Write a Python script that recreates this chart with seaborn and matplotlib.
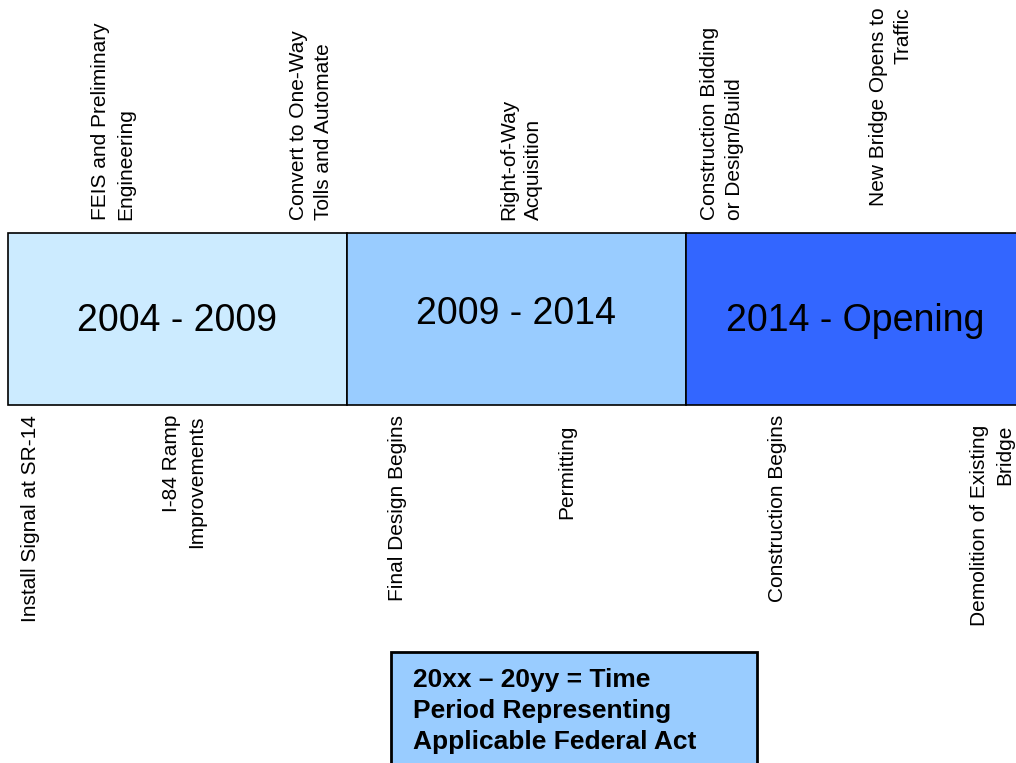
import matplotlib
matplotlib.use('Agg')
import matplotlib.pyplot as plt
import seaborn as sns
from matplotlib.patches import Rectangle

sns.set_theme(style='white')
plt.rcParams['font.family'] = ['Liberation Sans', 'DejaVu Sans']
plt.rcParams['text.color'] = 'black'

# periods on the timeline band
periods = ['2004 - 2009', '2009 - 2014', '2014 - Opening']
period_colors = ['#CCEBFF', '#99CCFF', '#3366FF']
period_label_y = [0.49, 0.53, 0.49]

# milestones above the band (position in period units, bar centres at 0, 1, 2)
top_events = ['FEIS and Preliminary\nEngineering',
              'Convert to One-Way\nTolls and Automate',
              'Right-of-Way\nAcquisition',
              'Construction Bidding\nor Design/Build',
              'New Bridge Opens to\nTraffic']
top_pos = [-0.19, 0.394, 1.013, 1.606, 2.105]

# milestones below the band
bottom_events = ['Install Signal at SR-14',
                 'I-84 Ramp\nImprovements',
                 'Final Design Begins',
                 'Permitting',
                 'Construction Begins',
                 'Demolition of Existing\nBridge']
bottom_pos = [-0.435, 0.019, 0.648, 1.149, 1.771, 2.403]

legend_text = '20xx \u2013 20yy = Time\nPeriod Representing\nApplicable Federal Act'

fig = plt.figure(figsize=(10.16, 7.63), dpi=100)
ax = fig.add_axes([0, 0, 1, 1])

sns.barplot(x=periods, y=[1] * len(periods), hue=periods, palette=period_colors,
            width=1, edgecolor='black', linewidth=1.2, saturation=1,
            legend=False, ax=ax)

for i, (lab, yy) in enumerate(zip(periods, period_label_y)):
    ax.text(i, yy, lab, ha='center', va='center', fontsize=27, color='black')

for lab, xx in zip(top_events, top_pos):
    if lab.startswith('New Bridge'):
        ax.text(xx, 2.31, lab, rotation=90, ha='center', va='top', color='black',
                multialignment='right', fontsize=15, linespacing=1.38)
    else:
        ax.text(xx, 1.076, lab, rotation=90, ha='center', va='bottom', color='black',
                multialignment='left', fontsize=15, linespacing=1.38)

for lab, xx in zip(bottom_events, bottom_pos):
    top = -0.116 if lab in ('Permitting', 'Demolition of Existing\nBridge') else -0.058
    ax.text(xx, top, lab, rotation=90, ha='center', va='top', color='black',
            multialignment='right', fontsize=15, linespacing=1.38)

# legend box at the bottom
ax.add_patch(Rectangle((0.63, -2.3), 1.08, 0.864, facecolor='#99CCFF',
                       edgecolor='black', linewidth=2, clip_on=False))
ax.text(0.695, -1.53, legend_text, ha='left', va='top', fontsize=19,
        fontweight='bold', linespacing=1.36, color='black')

ax.set_xlim(-0.5236, 2.4735)
ax.set_ylim(-2.081, 2.355)
ax.axis('off')

fig.savefig('out.png', dpi=100)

§ Challenge
Look through the listing and extract every line with "seaborn" in it.

§ Final result
Write a Python script that recreates this chart with seaborn and matplotlib.
import seaborn as sns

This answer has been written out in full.